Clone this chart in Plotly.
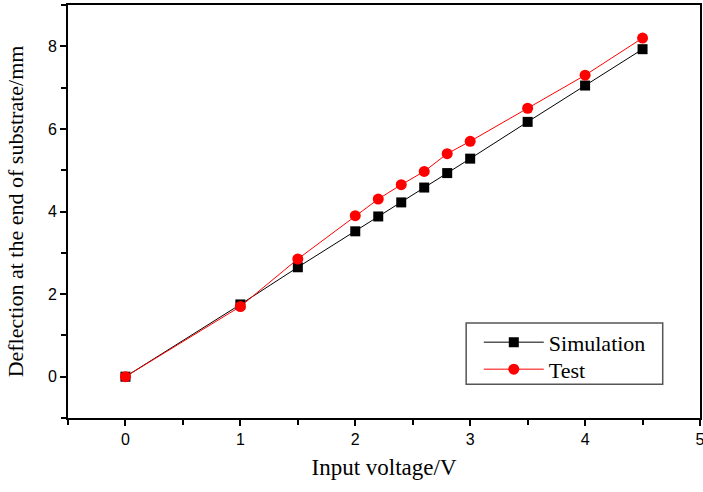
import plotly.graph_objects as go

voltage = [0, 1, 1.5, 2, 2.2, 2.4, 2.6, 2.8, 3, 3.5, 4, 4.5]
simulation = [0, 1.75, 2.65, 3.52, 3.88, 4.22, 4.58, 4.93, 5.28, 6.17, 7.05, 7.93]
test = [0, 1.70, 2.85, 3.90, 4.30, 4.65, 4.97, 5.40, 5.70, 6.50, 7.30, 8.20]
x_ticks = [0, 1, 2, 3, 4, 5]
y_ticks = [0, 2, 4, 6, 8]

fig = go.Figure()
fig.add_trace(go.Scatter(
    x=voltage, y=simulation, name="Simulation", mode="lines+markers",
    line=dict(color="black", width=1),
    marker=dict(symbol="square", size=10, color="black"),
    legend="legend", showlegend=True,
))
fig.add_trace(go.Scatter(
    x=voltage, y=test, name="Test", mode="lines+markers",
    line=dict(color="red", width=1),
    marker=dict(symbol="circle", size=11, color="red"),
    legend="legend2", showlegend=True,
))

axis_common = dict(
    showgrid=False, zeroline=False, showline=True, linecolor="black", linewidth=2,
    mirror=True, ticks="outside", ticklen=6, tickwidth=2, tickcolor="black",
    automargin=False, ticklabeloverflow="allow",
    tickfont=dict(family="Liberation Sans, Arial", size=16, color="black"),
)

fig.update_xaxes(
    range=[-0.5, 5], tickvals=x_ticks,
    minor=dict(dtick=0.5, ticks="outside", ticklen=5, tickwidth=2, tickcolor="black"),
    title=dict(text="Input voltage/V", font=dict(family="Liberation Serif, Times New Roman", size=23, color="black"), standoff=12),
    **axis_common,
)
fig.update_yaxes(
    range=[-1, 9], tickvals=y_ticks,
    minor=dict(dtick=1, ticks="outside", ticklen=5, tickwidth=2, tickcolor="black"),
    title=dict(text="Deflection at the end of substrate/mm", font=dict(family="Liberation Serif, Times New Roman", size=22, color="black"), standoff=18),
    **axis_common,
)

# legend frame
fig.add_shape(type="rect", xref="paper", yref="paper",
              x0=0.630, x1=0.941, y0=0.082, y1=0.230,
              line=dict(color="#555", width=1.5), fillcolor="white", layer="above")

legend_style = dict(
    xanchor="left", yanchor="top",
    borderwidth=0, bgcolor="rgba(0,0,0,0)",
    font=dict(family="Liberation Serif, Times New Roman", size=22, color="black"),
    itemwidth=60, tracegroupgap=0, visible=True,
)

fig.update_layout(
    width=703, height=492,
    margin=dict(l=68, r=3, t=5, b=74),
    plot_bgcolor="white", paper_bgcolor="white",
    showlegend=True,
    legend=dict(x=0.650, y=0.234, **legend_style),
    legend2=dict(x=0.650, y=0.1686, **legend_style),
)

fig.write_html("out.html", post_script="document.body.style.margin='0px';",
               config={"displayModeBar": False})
========
Task brief =
Copy each line exactly, and leave the pictures out of your copy.

Answer to the problem =
Clone this chart in Plotly.
import plotly.graph_objects as go

voltage = [0, 1, 1.5, 2, 2.2, 2.4, 2.6, 2.8, 3, 3.5, 4, 4.5]
simulation = [0, 1.75, 2.65, 3.52, 3.88, 4.22, 4.58, 4.93, 5.28, 6.17, 7.05, 7.93]
test = [0, 1.70, 2.85, 3.90, 4.30, 4.65, 4.97, 5.40, 5.70, 6.50, 7.30, 8.20]
x_ticks = [0, 1, 2, 3, 4, 5]
y_ticks = [0, 2, 4, 6, 8]

fig = go.Figure()
fig.add_trace(go.Scatter(
    x=voltage, y=simulation, name="Simulation", mode="lines+markers",
    line=dict(color="black", width=1),
    marker=dict(symbol="square", size=10, color="black"),
    legend="legend", showlegend=True,
))
fig.add_trace(go.Scatter(
    x=voltage, y=test, name="Test", mode="lines+markers",
    line=dict(color="red", width=1),
    marker=dict(symbol="circle", size=11, color="red"),
    legend="legend2", showlegend=True,
))

axis_common = dict(
    showgrid=False, zeroline=False, showline=True, linecolor="black", linewidth=2,
    mirror=True, ticks="outside", ticklen=6, tickwidth=2, tickcolor="black",
    automargin=False, ticklabeloverflow="allow",
    tickfont=dict(family="Liberation Sans, Arial", size=16, color="black"),
)

fig.update_xaxes(
    range=[-0.5, 5], tickvals=x_ticks,
    minor=dict(dtick=0.5, ticks="outside", ticklen=5, tickwidth=2, tickcolor="black"),
    title=dict(text="Input voltage/V", font=dict(family="Liberation Serif, Times New Roman", size=23, color="black"), standoff=12),
    **axis_common,
)
fig.update_yaxes(
    range=[-1, 9], tickvals=y_ticks,
    minor=dict(dtick=1, ticks="outside", ticklen=5, tickwidth=2, tickcolor="black"),
    title=dict(text="Deflection at the end of substrate/mm", font=dict(family="Liberation Serif, Times New Roman", size=22, color="black"), standoff=18),
    **axis_common,
)

# legend frame
fig.add_shape(type="rect", xref="paper", yref="paper",
              x0=0.630, x1=0.941, y0=0.082, y1=0.230,
              line=dict(color="#555", width=1.5), fillcolor="white", layer="above")

legend_style = dict(
    xanchor="left", yanchor="top",
    borderwidth=0, bgcolor="rgba(0,0,0,0)",
    font=dict(family="Liberation Serif, Times New Roman", size=22, color="black"),
    itemwidth=60, tracegroupgap=0, visible=True,
)

fig.update_layout(
    width=703, height=492,
    margin=dict(l=68, r=3, t=5, b=74),
    plot_bgcolor="white", paper_bgcolor="white",
    showlegend=True,
    legend=dict(x=0.650, y=0.234, **legend_style),
    legend2=dict(x=0.650, y=0.1686, **legend_style),
)

fig.write_html("out.html", post_script="document.body.style.margin='0px';",
               config={"displayModeBar": False})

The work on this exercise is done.